If Feess makes that ruling, he would need to dismiss the federal case against Measure E entirely.

Then Los Angeles could refile the other claims in state court, Goldner said.

Feess could, alternatively, decide to keep the case and rule on the merits of the claims.

Jordan said Los Angeles believes Feess should keep the case in his courtroom.

"We'll go back to Judge Feess. We're asking that he retain jurisdiction," Jordan said. "We don't think it would make any sense to go to another judge and rebrief and reargue the same issues."

In the original decision in the case, Feess ruled in favor of Los Angeles on both the interstate commerce clause and integrated waste management issues.

While this battle continues in the courts, Southern California sludge continues to be shipped to Kern County and spread on farmland.

Los Angeles continues to send 25 to 26 truckloads of the black material to its Green Acres farm daily, according to statements made in March by Los Angeles Deputy City Attorney Keith Pritske.

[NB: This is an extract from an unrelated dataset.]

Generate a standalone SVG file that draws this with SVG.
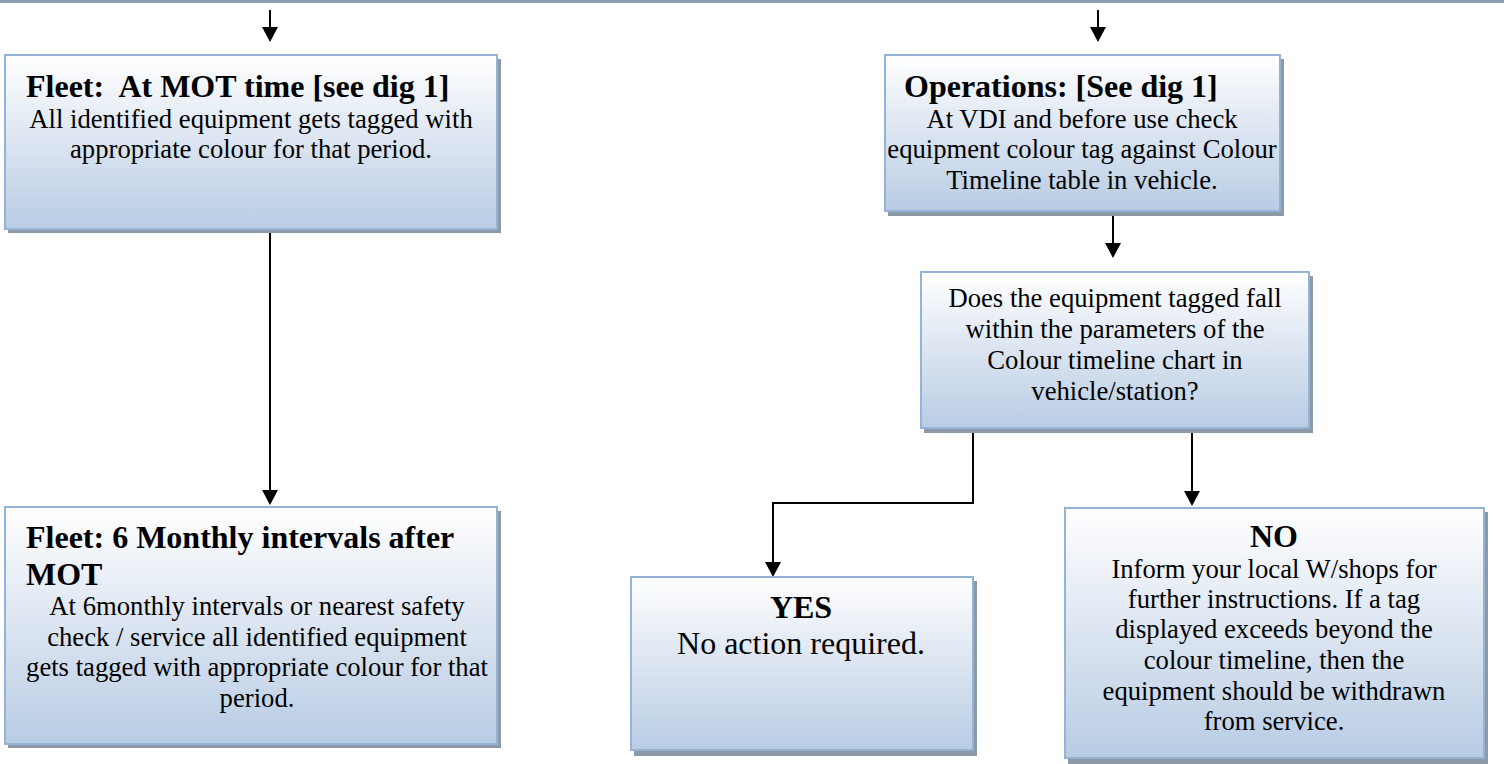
<svg xmlns="http://www.w3.org/2000/svg" width="1504" height="764" viewBox="0 0 1504 764">
<defs>
<linearGradient id="g" x1="0" y1="0" x2="0" y2="1">
<stop offset="0" stop-color="#ffffff"/>
<stop offset="0.45" stop-color="#dfe7f2"/>
<stop offset="1" stop-color="#b8cce4"/>
</linearGradient>
<marker id="ah" markerWidth="16" markerHeight="15" refX="8" refY="15" orient="auto-start-reverse" markerUnits="userSpaceOnUse" viewBox="0 0 16 15">
<path d="M0,0 L16,0 L8,15 Z" fill="#000"/>
</marker>
<style>
.sh{fill:#8e99a8}
.bx{fill:url(#g);stroke:#95b3d7;stroke-width:2}
.t{font-family:"Liberation Serif","Times New Roman",serif;fill:#000}
.tb{font-size:32px;font-weight:bold}
.b{font-size:26.67px;text-anchor:middle}
.bl{font-size:32px;text-anchor:middle}
.c{stroke:#000;stroke-width:2;fill:none}
</style>
</defs>
<rect x="0" y="0" width="1504" height="3" fill="#8f9db2"/>

<g id="connectors">
<path class="c" d="M270,10 V27" />
<path d="M262,27 L278,27 L270,42 Z" fill="#000"/>
<path class="c" d="M1098,10 V27" />
<path d="M1090,27 L1106,27 L1098,42 Z" fill="#000"/>
<path class="c" d="M270,229 V490" />
<path d="M262,490 L278,490 L270,505 Z" fill="#000"/>
<path class="c" d="M1113,212 V243" />
<path d="M1105,243 L1121,243 L1113,258 Z" fill="#000"/>
<path class="c" d="M973,428 V503 H773 V562" />
<path d="M765,562 L781,562 L773,577 Z" fill="#000"/>
<path class="c" d="M1192,428 V491" />
<path d="M1184,491 L1200,491 L1192,506 Z" fill="#000"/>
</g>

<g id="fleet-mot">
<rect class="sh" x="8" y="59" width="493" height="174"/>
<rect class="bx" x="5" y="55" width="492" height="174"/>
<text class="t tb" x="26" y="97" xml:space="preserve">Fleet:  At MOT time [see dig 1]</text>
<text class="t b" x="251" y="128">All identified equipment gets tagged with</text>
<text class="t b" x="251" y="158">appropriate colour for that period.</text>
</g>

<g id="fleet-6monthly">
<rect class="sh" x="8" y="511" width="493" height="237"/>
<rect class="bx" x="5" y="507" width="492" height="237"/>
<text class="t tb" x="26" y="548">Fleet: 6 Monthly intervals after</text>
<text class="t tb" x="26" y="585">MOT</text>
<text class="t b" x="257" y="615">At 6monthly intervals or nearest safety</text>
<text class="t b" x="257" y="646">check / service all identified equipment</text>
<text class="t b" x="257" y="676">gets tagged with appropriate colour for that</text>
<text class="t b" x="257" y="707">period.</text>
</g>

<g id="operations">
<rect class="sh" x="888" y="59" width="396" height="157"/>
<rect class="bx" x="885" y="55" width="395" height="156"/>
<text class="t tb" x="904" y="97">Operations: [See dig 1]</text>
<text class="t b" x="1082" y="128">At VDI and before use check</text>
<text class="t b" x="1082" y="158">equipment colour tag against Colour</text>
<text class="t b" x="1082" y="189">Timeline table in vehicle.</text>
</g>

<g id="decision">
<rect class="sh" x="924" y="276" width="389" height="157"/>
<rect class="bx" x="921" y="272" width="388" height="156"/>
<text class="t b" x="1115" y="307">Does the equipment tagged fall</text>
<text class="t b" x="1115" y="338">within the parameters of the</text>
<text class="t b" x="1115" y="369">Colour timeline chart in</text>
<text class="t b" x="1115" y="400">vehicle/station?</text>
</g>

<g id="yes">
<rect class="sh" x="634" y="581" width="343" height="175"/>
<rect class="bx" x="631" y="577" width="342" height="173"/>
<text class="t bl" x="801" y="618" font-weight="bold">YES</text>
<text class="t bl" x="801" y="654">No action required.</text>
</g>

<g id="no">
<rect class="sh" x="1068" y="512" width="420" height="254"/>
<rect class="bx" x="1065" y="508" width="419" height="250"/>
<text class="t bl" x="1274" y="547" font-weight="bold">NO</text>
<text class="t b" x="1274" y="578">Inform your local W/shops for</text>
<text class="t b" x="1274" y="608">further instructions. If a tag</text>
<text class="t b" x="1274" y="638">displayed exceeds beyond the</text>
<text class="t b" x="1274" y="669">colour timeline, then the</text>
<text class="t b" x="1274" y="700">equipment should be withdrawn</text>
<text class="t b" x="1274" y="730">from service.</text>
</g>
</svg>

State Sen. Dean Florez, D-Shafter, who wrote Measure E, applauded the Supreme Court's decision and urged the county to continue fighting for the initiative.

"This is a great victory for the people of Kern County, who took action and got out the vote to oppose being dumped on by Los Angeles, and who for too long have been left wondering whether urban clout trumped their right to be protected from these dangerous contaminants in their soil," Florez said in a news release.